To start with, develop a description of your business, including the following information:

  • Type of organization
  • Date of information
  • Location(s)
  • Keys to Success
  • Product or service
  • Brief history
  • Competition
  • Customers
  • Suppliers
  • Management

Management Team Experience: Work and education for each owner and key management members needs to be included in the information. Focus on the aspects of their ability to function in the role, not on their technology knowledge. Good managers lead, so show the ability to convey vision, past accomplishments where they lead success stories.

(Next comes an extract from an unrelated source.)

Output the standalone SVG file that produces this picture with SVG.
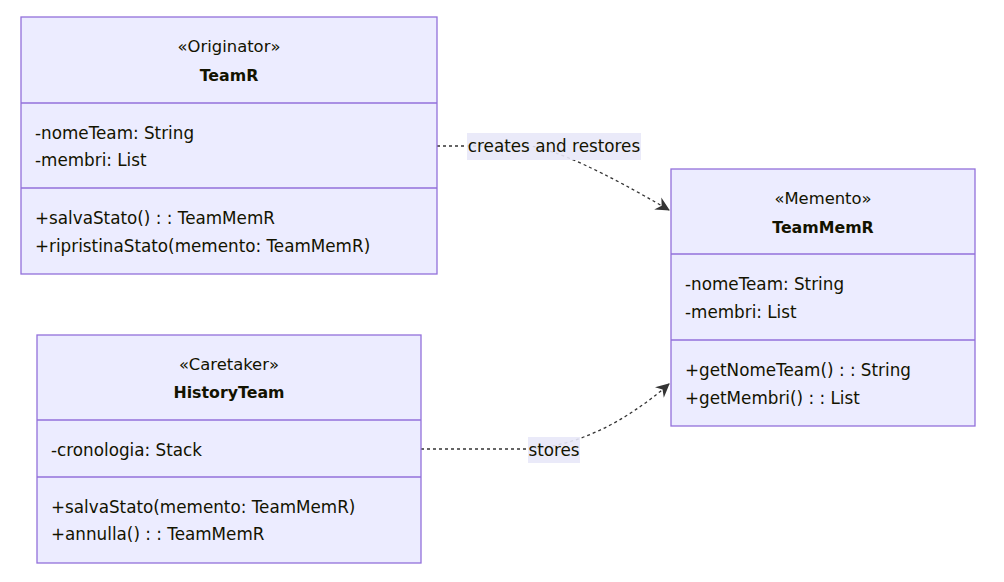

Personal Financial Statements: Most lenders requires financial statements for all principal owners (10% or more) and guarantors. Financial statements should not be older than 90 days. Make certain that you attach a copy of last year’s federal income tax return to the financial statement.

Loan Repayment: Provide a brief written statement indicating how the loan will be repaid, including repayment sources and time requirements. Cash-flow, sales forecasts, budgets, and other appropriate information should support this statement.

Existing Business: Provide financial statements for at least the last three years, plus a current dated statement (no older than 90 days) including balance sheets, profit & loss statements, and a reconciliation of net worth. Aging of accounts payable and accounts receivables should be included, as well as a schedule of term debt. Other balance sheet items of significant value contained in the most recent statement should be explained.

Proposed Business: Provide a pro-forma balance sheet reflecting sources and uses of both equity and borrowed funds.

Projections: Provide a projection of future operations for at least one year or until positive cash flow can be shown. Include earnings, expenses, and reasoning for these estimates. The projections should be in profit & loss format. Explain assumptions used if different from trend or industry standards and support your projected figures with clear, document explanations.